• [Exercise goal]: Quote the listing in full, exactly as given, minus any pictures.

-*-*-

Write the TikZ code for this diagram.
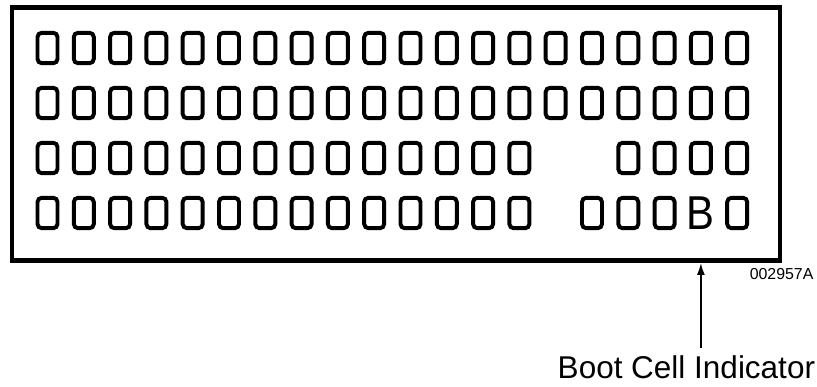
\documentclass[tikz,border=0pt]{standalone}
\usepackage{fontspec}
\setmainfont{Liberation Sans}
\usetikzlibrary{positioning,arrows.meta}

\begin{document}
\begin{tikzpicture}[
  cell/.style={draw, line width=2.8pt, rounded corners=3pt, minimum width=0.5cm, minimum height=0.76cm, inner sep=0pt},
  frame/.style={draw, line width=3.4pt, minimum width=19.2cm, minimum height=6.325cm, inner sep=0pt},
  arr/.style={-{Latex[length=3mm,width=2mm]}, line width=1.4pt}
]
  \useasboundingbox (0,0) rectangle (20.425,-9.675);

  % Display frame
  \node[frame] (display) at (9.9,-3.35) {};

  % ROWS 1-2: all 20 cells
  \foreach \r in {1,2}
    \foreach \c in {0,...,19}
      \node[cell] (c\r-\c) at ({1.1875+0.9075*\c}, {-1.2-1.375*(\r-1)}) {};

  % ROW 3: gap at 14-15
  \foreach \c in {0,...,13,16,17,18,19}
    \node[cell] (c3-\c) at ({1.1875+0.9075*\c}, -3.95) {};

  % ROW 4: gap at 14, boot cell at 18
  \foreach \c in {0,...,13,15,16,17,19}
    \node[cell] (c4-\c) at ({1.1875+0.9075*\c}, -5.325) {};
  \node[font=\fontsize{33.8}{36}\selectfont, inner sep=0pt, xscale=0.88] (bootcell) at ({1.1875+0.9075*18}, -5.325) {B};

  % Labels
  \node[font=\fontsize{11.3}{13}\selectfont, anchor=base, inner sep=0pt] (figid) at (19.54,-7.0) {002957A};
  \node[font=\fontsize{22.4}{26}\selectfont, anchor=base, inner sep=0pt] (indicator) at (17.16,-9.475) {Boot Cell Indicator};

  \draw[arr, shorten <=2mm] (indicator.north -| bootcell) -- (display.south -| bootcell);

\end{tikzpicture}
\end{document}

-*-*-

• [Correct response]:
Write the TikZ code for this diagram.
\documentclass[tikz,border=0pt]{standalone}
\usepackage{fontspec}
\setmainfont{Liberation Sans}
\usetikzlibrary{positioning,arrows.meta}

\begin{document}
\begin{tikzpicture}[
  cell/.style={draw, line width=2.8pt, rounded corners=3pt, minimum width=0.5cm, minimum height=0.76cm, inner sep=0pt},
  frame/.style={draw, line width=3.4pt, minimum width=19.2cm, minimum height=6.325cm, inner sep=0pt},
  arr/.style={-{Latex[length=3mm,width=2mm]}, line width=1.4pt}
]
  \useasboundingbox (0,0) rectangle (20.425,-9.675);

  % Display frame
  \node[frame] (display) at (9.9,-3.35) {};

  % ROWS 1-2: all 20 cells
  \foreach \r in {1,2}
    \foreach \c in {0,...,19}
      \node[cell] (c\r-\c) at ({1.1875+0.9075*\c}, {-1.2-1.375*(\r-1)}) {};

  % ROW 3: gap at 14-15
  \foreach \c in {0,...,13,16,17,18,19}
    \node[cell] (c3-\c) at ({1.1875+0.9075*\c}, -3.95) {};

  % ROW 4: gap at 14, boot cell at 18
  \foreach \c in {0,...,13,15,16,17,19}
    \node[cell] (c4-\c) at ({1.1875+0.9075*\c}, -5.325) {};
  \node[font=\fontsize{33.8}{36}\selectfont, inner sep=0pt, xscale=0.88] (bootcell) at ({1.1875+0.9075*18}, -5.325) {B};

  % Labels
  \node[font=\fontsize{11.3}{13}\selectfont, anchor=base, inner sep=0pt] (figid) at (19.54,-7.0) {002957A};
  \node[font=\fontsize{22.4}{26}\selectfont, anchor=base, inner sep=0pt] (indicator) at (17.16,-9.475) {Boot Cell Indicator};

  \draw[arr, shorten <=2mm] (indicator.north -| bootcell) -- (display.south -| bootcell);

\end{tikzpicture}
\end{document}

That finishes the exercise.